According to Soviet sources, German security forces (probably of Sonderkommando 10b) murdered most of the Ashkenazic Jews at some time during the first weeks of the occupation. About 10 Mountain Jews were also shot at this time, probably as alleged Soviet activists.1
In November 1942, a camp or form of “open ghetto” was established in the city. It was an isolated district into which the Mountain Jews were resettled from different areas of the city.2 Some sources describe it rather as a camp, noting that the Mountain Jews did not receive any provisions, although most of them probably survived here until the Red Army returned.3
[End Page 1807] The regulation for the marking of the Jews was changed after December 6, 1942, on the orders of Feldmarschall Ewald von Kleist, the commanding officer of the 1st Panzer Army, after negotiations by the city’s Jewish community with the occupying authorities. Some witnesses recalled that the Jews were required to wear yellow armbands before setting out for labor. Around the same time, a Judenrat consisting of five individuals was formed in Nal’chik.4 In December 1942, the head of Einsatzgruppe D, SS-Oberführer Bierkamp, visited the Mountain Jews in the “environs of Nal’chik,” where he “received a welcome reception and declared that other than their common religion, they [the Mountain Jews (Bergjuden)] had nothing to do with the Jews.” Along with this, Bierkamp issued an order to the occupying organs not to harm the Mountain Jews and in general did not speak of them as Jews but as “Taten” (as the local Jews called themselves).5 It is likely that for this reason most of the city’s Mountain Jews remained alive.
On January 1, 1943, a few dozen Jewish men, women, and children (probably refugees from the western regions of the Soviet Union) were shot in Nal’chik. SS-Sturmbannführer Eduard Jedamzik organized the mass shooting on the day after he took over command of Sonderkommando 10b on New Year’s Eve. The Jews were shot in an antitank ditch just outside the city and buried on top of the victims of a previous mass shooting. The fur coats of the victims were distributed among the men of the Sonderkommando, who then drank schnaps before evacuating the city to the north.
SOURCES
Information on the fate of the Jewish population of Nal’chik under the German occupation can be found in the following publications: Kabarno-Balkariia v gody Velikoi Otechestvennoi voiny 1941–1945 gg.: Sbornik dokumentov i materialov (Nal’chik, 1975); Gorskie evrei: Istoriia, etnografiia, kul’tura (Moscow and Jerusalem: Daat/Znanie, 1999); and S.A. Danilova, Iskhod gorskikh evreev: Razrushenie garmonii mirov (Nal’chik, 2000).

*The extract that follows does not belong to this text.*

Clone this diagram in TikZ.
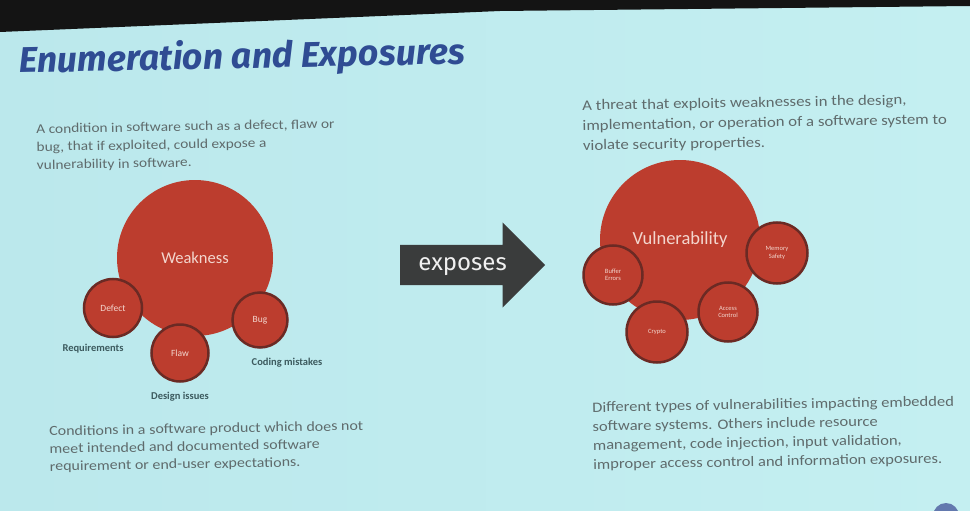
\documentclass[tikz,border=0pt]{standalone}
\usepackage{fontspec}
\setmainfont{Carlito}
\newfontfamily\corpo{Carlito}[FakeStretch=1.15]
\newfontfamily\titolofont{Fira Sans}
\usetikzlibrary{positioning,shapes.arrows}
\definecolor{sfondo}{HTML}{BBE8EC}
\definecolor{sfondochiaro}{HTML}{C4EFF1}
\definecolor{rosso}{HTML}{BC3D2E}
\definecolor{bordo}{HTML}{6B2A24}
\definecolor{rosa}{HTML}{F3D6CE}
\definecolor{grigio}{HTML}{5F6B6C}
\definecolor{scuro}{HTML}{3C5A5E}
\definecolor{blu}{HTML}{2F4C93}
\definecolor{ardesia}{HTML}{3A3C3C}
\tikzset{
  grande/.style={circle, fill=rosso, minimum size=#1, inner sep=0pt, text=rosa},
  piccolo/.style={circle, fill=rosso, draw=bordo, line width=2.5pt, minimum size=#1,
    inner sep=0pt, text=rosa, align=center, font=\fontsize{9.5}{11}\selectfont},
  minuto/.style={piccolo=#1, font=\fontsize{6.5}{7.5}\selectfont},
  etichetta/.style={inner sep=0pt, text=scuro, font=\fontsize{10.5}{12}\selectfont\bfseries},
  testo/.style={anchor=north west, align=left, inner sep=0pt, text=grigio, rotate=1}
}

\begin{document}
\begin{tikzpicture}[x=1pt, y=-1pt]
  \useasboundingbox (0,0) rectangle (970,511);
  % Sfondo della slide
  \shade[left color=sfondo, right color=sfondochiaro] (0,0) rectangle (970,511);
  \fill[black!92] (0,0) -- (970,0) -- (970,6) -- (500,11) -- (0,32) -- cycle;
  \fill[blu!75] (946,516) circle (13);
  % Titolo
  \node[anchor=base west, rotate=1.2, inner sep=0pt, text=blu,
    font=\titolofont\bfseries\itshape\fontsize{35.7}{40}\selectfont] (titolo) at (19,73)
    {Enumeration and Exposures};
  % Testi a sinistra
  \node[testo, font=\corpo\fontsize{13.4}{18}\selectfont] (defsx) at (36,124)
    {A condition in software such as a defect, flaw or\\
     bug, that if exploited, could expose a\\
     vulnerability in software.};
  \node[testo, font=\corpo\fontsize{13.9}{17.6}\selectfont] (notasx) at (49,426)
    {Conditions in a software product which does not\\
     meet intended and documented software\\
     requirement or end-user expectations.};
  % Weakness e cerchi piccoli
  \node[grande=156pt, font=\fontsize{16.5}{18}\selectfont] (weakness) at (195,258) {Weakness};
  \node[piccolo=58pt] (defect) at (113,308) {Defect};
  \node[piccolo=57pt] (flaw) at (180,353) {Flaw};
  \node[piccolo=55pt] (bug) at (260,320) {Bug};
  \node[etichetta, below=6pt of defect, xshift=-20pt] (req) {Requirements};
  \node[etichetta, below=9pt of flaw] (design) {Design issues};
  \node[etichetta, below=9pt of bug, xshift=27pt] (coding) {Coding mistakes};
  % Freccia centrale
  \node[single arrow, fill=ardesia, anchor=tail, minimum height=145pt,
    single arrow head extend=22.5pt, text height=13pt, text depth=3pt, inner ysep=12pt,
    text=white!88!gray, font=\titolofont\fontsize{24}{28}\selectfont] (espone) at (400,265)
    {exposes};
  % Testi a destra
  \node[testo, font=\corpo\fontsize{14.6}{20}\selectfont] (defdx) at (582,100)
    {A threat that exploits weaknesses in the design,\\
     implementation, or operation of a software system to\\
     violate security properties.};
  \node[testo, font=\corpo\fontsize{14.4}{19}\selectfont] (notadx) at (592,402)
    {Different types of vulnerabilities impacting embedded\\
     software systems. Others include resource\\
     management, code injection, input validation,\\
     improper access control and information exposures.};
  % Vulnerability e cerchi piccoli
  \node[grande=160pt, font=\fontsize{18.5}{20}\selectfont] (vuln) at (680,240) {Vulnerability};
  \node[minuto=59pt] (buffer) at (613,275) {Buffer\\Errors};
  \node[minuto=61pt] (crypto) at (657,332) {Crypto};
  \node[minuto=59pt] (accesso) at (728,312) {Access\\Control};
  \node[minuto=61pt] (memoria) at (777,253) {Memory\\Safety};
\end{tikzpicture}
\end{document}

Documentation on the Jews of Nal’chik during World War II can be found in the following archives: BA-BL (R 6/65); GAK-BR; GARF (7021-7-109); NARA; Sta. Mü I; and YVA (e.g., O-3/5157 and JM/5640).
NOTES
1. GARF, 7021-7-109, p. 202.
2. Gorskie evrei, pp. 91–92; Danilova, Iskhod gorskikh evreev, pp. 64–65.
3. Kiril Feferman, “Nazi Germany and the Mountain Jews,” Holocaust and Genocide Studies 21, no. 1 (Spring 2007), p. 106.
4. Gorskie evrei, pp. 91–92; and Danilova, Iskhod gorskikh evreev, pp. 64–65.
5. NARA, RG-242, T-454, roll 16, frame 1272, Report on Mountain Jews (Bergjuden) by Dr. Otto Bräutigam, plenipotentiary of the Ministry for the Occupied Eastern Territories with Army Group A, December 26, 1942.